Quelques mois plus tard, dans un forum sur les institutions j’entendais un éminent disciple du Dr Pangloss célébrer les vertus de la Constitution de la Vème République. Voyez, disait il, comme elle a su s’adapter à toutes les évolutions de l’opinion. Quand, au hasard du calendrier, la majorité parlementaire n’était pas du même parti que le Président, un accord de cohabitation permettait au gouvernement de gouverner tout en laissant le président présider. Sur ces mots Candide se serait dit in petto: "Voilà en effet un régime fort proche de celui des démocraties de nos voisins européens, ce qui prouve par raison suffisante que tout va pour le mieux dans la meilleure des Républiques."

Mais notre homme- à l’époque membre de la commission de réforme des institutions- poursuivait : Cependant, dans l’esprit de cette Constitution, il importe que le Président ait autorité sur le gouvernement lui-même responsable devant le Parlement. C’est pourquoi nous avons, avec Lionel Jospin, proposé de ramener le mandat présidentiel à cinq ans, comme celui de l’Assemblée Nationale et de faire précéder les élections législatives par les Présidentielles.

Je ne reviendrai pas sur les conséquences de l’inversion du calendrier pour le Parti Socialiste. D’autres l’ont déjà fait, bien mieux que je ne saurais le faire. Mais que tout citoyen attaché aux valeurs démocratiques m’accorde que cette mesure, censée ramener le régime à son inspiration originelle, a gravement réduit le caractère modéré que lui donnaient ses salutaires imperfections.

Cette configuration du calendrier électoral permet au président de définir ou redéfinir la ligne politique du gouvernement aussi arbitrairement qu’il choisit ses intervieweurs à la télévision. En effet il peut remanier le gouvernement à sa guise jusqu’à la fin de son quinquennat, aucune élection législative même partielle (mid-term aux Etats-Unis) ne pouvant le priver du soutien de la majorité parlementaire d’ici-là. C’est commode mais c’est dangereux, car si la volonté populaire ne peut pas s’exprimer dans les urnes pendant tout ce temps, elle peut le faire dans la rue.

Autre danger dans ce contexte : la conviction maintes fois proclamée par le nouveau président que » s’il ne fait pas tout lui-même, rien ne marche » Tous ses prédécesseurs avaient été assez prudents pour mettre en avant leur premier ministre en position de fusible. A l’opposé, l’article de François Bonnet révèle un style de gouvernance téméraire et brouillon, sans garde-fou ni fusible.

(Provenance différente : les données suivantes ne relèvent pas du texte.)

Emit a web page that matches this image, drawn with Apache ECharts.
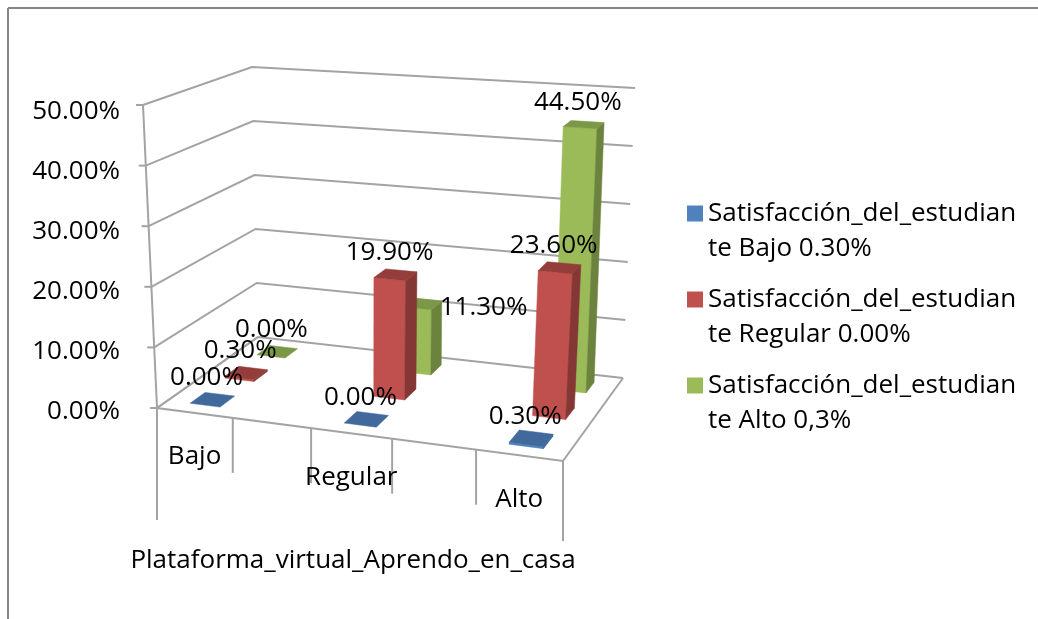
<!DOCTYPE html>
<html>
<head>
<meta charset="utf-8">
<style>
  html, body { margin: 0; padding: 0; background: #fff; }
  #chart { width: 1038px; height: 619px; }
</style>
</head>
<body>
<div id="chart"></div>
<script src="https://cdn.jsdelivr.net/npm/echarts@6/dist/echarts.min.js"></script>
<script>
const categories = ['Bajo', '', 'Regular', '', 'Alto']
const seriesNames = [
  'Satisfacción_del_estudian\nte Bajo 0.30%',
  'Satisfacción_del_estudian\nte Regular 0.00%',
  'Satisfacción_del_estudian\nte Alto 0,3%'
]
const bajoValues = [0, null, 0, null, 0.3]
const regularValues = [0.3, null, 19.9, null, 23.6]
const altoValues = [0, null, 11.3, null, 44.5]
const yTicks = [0, 10, 20, 30, 40, 50]
const xDividers = [0, 0.2, 0.4, 0.6, 0.8, 1]
const axisTitle = 'Plataforma_virtual_Aprendo_en_casa'

const FONT = '"Open Sans"'
const FONT_SIZE = 26
const GRID = { left: 130, top: 112, width: 446, height: 300 }
const GREY = '#a3a3a3'

// 图表是三维透视的，地面和顶面各用一个四边形投影
function quad(p0, p1, p2, p3) {
  const sx = p0[0] - p1[0] + p2[0] - p3[0]
  const sy = p0[1] - p1[1] + p2[1] - p3[1]
  const dx1 = p1[0] - p2[0], dy1 = p1[1] - p2[1]
  const dx2 = p3[0] - p2[0], dy2 = p3[1] - p2[1]
  const det = dx1 * dy2 - dx2 * dy1
  const g = (sx * dy2 - dx2 * sy) / det
  const h = (dx1 * sy - sx * dy1) / det
  return (u, d) => {
    const w = 1 + g * u + h * d
    return [
      (p0[0] + u * (p1[0] - p0[0] + g * p1[0]) + d * (p3[0] - p0[0] + h * p3[0])) / w,
      (p0[1] + u * (p1[1] - p0[1] + g * p1[1]) + d * (p3[1] - p0[1] + h * p3[1])) / w
    ]
  }
}
const floorAt = quad([157, 408], [563, 461], [623, 378], [258, 337])
const topAt = quad([143, 105], [583, 134], [635, 88], [252, 67])

function project(u, d, t) {
  const a = floorAt(u, d), b = topAt(u, d)
  return [a[0] + (b[0] - a[0]) * t, a[1] + (b[1] - a[1]) * t]
}

// 从隐藏的坐标轴换算成 0-1 的比例
const toU = (api, i) => (api.coord([i, 0])[0] - GRID.left) / GRID.width
const toT = (api, v) => (GRID.top + GRID.height - api.coord([0, v])[1]) / GRID.height

const poly = (points, fill, z2) => ({
  type: 'polygon', z2, shape: { points }, style: { fill, stroke: fill, lineWidth: 0.5 }
})
const line = (points) => ({
  type: 'polyline', shape: { points }, style: { fill: 'none', stroke: GREY, lineWidth: 2 }
})

const barColors = [
  { front: '#4F81BD', side: '#3A6292', top: '#41699B' },
  { front: '#C0504D', side: '#853735', top: '#943D3B' },
  { front: '#9BBB59', side: '#6C833E', top: '#7B9846' }
]
const BAR_U = 0.04
const BAR_D = 0.07
const FIRST_BAR_SERIES = 3

function renderBar(params, api) {
  const s = params.seriesIndex - FIRST_BAR_SERIES
  const value = api.value(1)
  const u = toU(api, api.value(0))
  const d = (s + 0.5) / 3
  const t = toT(api, value)
  const c = barColors[s]
  const u0 = u - BAR_U, u1 = u + BAR_U, d0 = d - BAR_D, d1 = d + BAR_D
  const children = []
  if (value > 0) {
    children.push(poly([project(u0, d0, 0), project(u1, d0, 0), project(u1, d0, t), project(u0, d0, t)], c.front, 1))
    children.push(poly([project(u1, d0, 0), project(u1, d1, 0), project(u1, d1, t), project(u1, d0, t)], c.side, 1))
  }
  children.push(poly([project(u0, d0, t), project(u1, d0, t), project(u1, d1, t), project(u0, d1, t)], c.top, 2))

  const center = project(u, d, t)
  // 11.30% 这个标签在原图里放在柱子右边
  const off = value === 11.3 ? [62, 4] : [-6, -22]
  children.push({
    type: 'text', z2: 5,
    style: {
      x: center[0] + off[0], y: center[1] + off[1],
      text: value.toFixed(2) + '%',
      font: FONT_SIZE + 'px ' + FONT, fill: '#000', align: 'center', verticalAlign: 'middle'
    }
  })
  return { type: 'group', children }
}

function renderGridLine(params, api) {
  const t = toT(api, api.value(0))
  const a = project(0, 0, t)
  const children = [
    line([a, project(0, 1, t), project(1, 1, t)]),
    line([[a[0] - 7, a[1]], a])
  ]
  return { type: 'group', children }
}

function renderFloor(params, api) {
  const u = api.value(0)
  const a = project(u, 0, 0)
  // 分隔线长度：两端更长
  const len = u === 0 ? 112 : u === 1 ? 80 : 55
  const children = [line([a, [a[0], a[1] + len]])]
  if (params.dataIndex === 0) {
    children.push(line([project(0, 1, 0), project(0, 0, 0), project(1, 0, 0), project(1, 1, 0)]))
    children.push(line([project(0, 0, 0), project(0, 0, 1)]))
  }
  return { type: 'group', children }
}

function renderCategory(params, api) {
  const u = toU(api, api.value(0))
  const a = project(u, 0, 0)
  return {
    type: 'text',
    style: {
      x: a[0], y: a[1] + 44, text: categories[api.value(0)],
      font: FONT_SIZE + 'px ' + FONT, fill: '#000', align: 'center', verticalAlign: 'middle'
    }
  }
}

const toData = (values) => values.map((v, i) => [i, v]).filter(p => p[1] !== null)

const barSeries = [bajoValues, regularValues, altoValues].map((values, i) => ({
  name: seriesNames[i],
  type: 'custom',
  renderItem: renderBar,
  data: toData(values),
  z: 10 - i,
  encode: { x: 0, y: 1 },
  clip: false,
  itemStyle: { color: barColors[i].front }
}))

const chart = echarts.init(document.getElementById('chart'))
chart.setOption({
  animation: false,
  backgroundColor: '#fff',
  textStyle: { fontFamily: FONT },
  grid: GRID,
  graphic: [
    { type: 'line', shape: { x1: 8, y1: 8, x2: 1038, y2: 8 }, style: { stroke: '#868686', lineWidth: 2 } },
    { type: 'line', shape: { x1: 8, y1: 8, x2: 8, y2: 619 }, style: { stroke: '#868686', lineWidth: 2 } }
  ],
  legend: {
    data: seriesNames,
    left: 682,
    top: 156,
    orient: 'vertical',
    icon: 'rect',
    itemWidth: 16,
    itemHeight: 16,
    itemGap: -19,
    formatter: name => '\n' + name,
    textStyle: { fontFamily: FONT, fontSize: FONT_SIZE, lineHeight: 35, color: '#000' }
  },
  xAxis: {
    type: 'category',
    data: categories,
    name: axisTitle,
    nameLocation: 'middle',
    nameGap: 136,
    nameTextStyle: { fontFamily: FONT, fontSize: FONT_SIZE, color: '#000' },
    axisLine: { show: false },
    axisTick: { show: false },
    axisLabel: { show: false }
  },
  yAxis: {
    type: 'value',
    min: 0,
    max: 50,
    interval: 10,
    axisLine: { show: false },
    axisTick: { show: false },
    splitLine: { show: false },
    axisLabel: {
      margin: 10,
      formatter: v => v.toFixed(2) + '%',
      fontFamily: FONT,
      fontSize: FONT_SIZE,
      color: '#000'
    }
  },
  series: [
    { name: 'grid', type: 'custom', renderItem: renderGridLine, data: yTicks.map(v => [v]), encode: { y: 0 }, z: 1, silent: true, clip: false },
    { name: 'floor', type: 'custom', renderItem: renderFloor, data: xDividers.map(v => [v]), z: 2, silent: true, clip: false },
    { name: 'cats', type: 'custom', renderItem: renderCategory, data: categories.map((c, i) => [i]).filter(p => categories[p[0]]), z: 3, silent: true, clip: false }
  ].concat(barSeries)
})
</script>
</body>
</html>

Reconnaissons au moins à Nicolas Sarkozy l’initiative d’une révision de la Constitution, quoique les résultats de celle-ci en soient bien maigres, entre autres :
-La limitation à deux mandats (souhaitons qu’il termine le premier dans la paix civile)
-L’augmentation des pouvoirs du Parlement (contestée par l’opposition, mais, bon..)
-L’ajout à l’Article 16 sur les pouvoirs exceptionnels d’une limitation à 30 jours d’exercice sans contrôle de ces pouvoirs par le Président.

Cependant l’Article 16 n’est quand même pas supprimé. On ne sait jamais… ça peut servir.